In the Definitive Edition version of the game, certain graphic and sensitive content alterations were made, such as Aki needing to find Misao's personal items rather than her body parts, Kudoh's death being on a stage instead of a street and being crushed by a stage light instead of getting hit by a car, as well as Aki hiding inside the carcass of a bear instead of a man during the science classroom scene. Other changes were also made, such as Sohta being renamed as Kurata. The player can also alternatively choose to play as Akito, a male version of Aki, with a different personality and different dialogue.

==Development and release==
Misao was developed by Hitodenashi no Kuukan. The game was developed in Wolf RPG Editor. The game was released on 26 May 2011 as freeware. It received a worldwide release as a commercial version, titled Misao: Definitive Edition, on October 2017.

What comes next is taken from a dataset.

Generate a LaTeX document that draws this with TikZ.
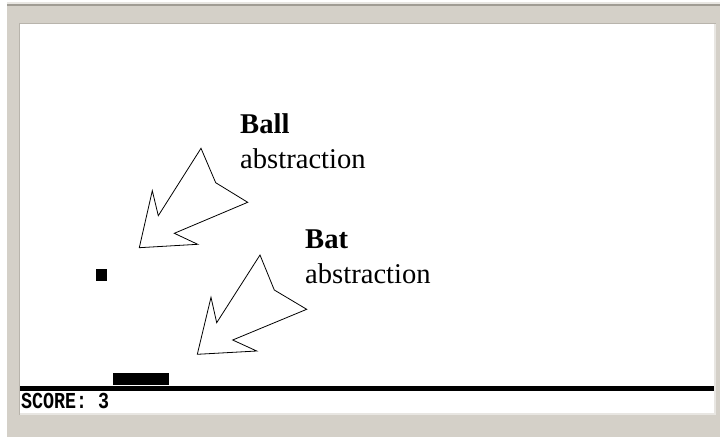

Misao 2024 HD Remaster, an update to Definition Edition, was announced on 8 August 2024. It was published by Playism. It remastered the graphics with HD assets, and added a new function that marks objects and areas already investigated by the player. The update was released on 15 August, replacing Definition Edition.

==Reception ==

RPGFan rated the game 70 out of 100, finding it basic but a hard game to dislike. The Definition Edition released on Steam received "overwhelmingly favorable" user reviews, with 95% out of 1786 reviews recommending the game as of August 2024.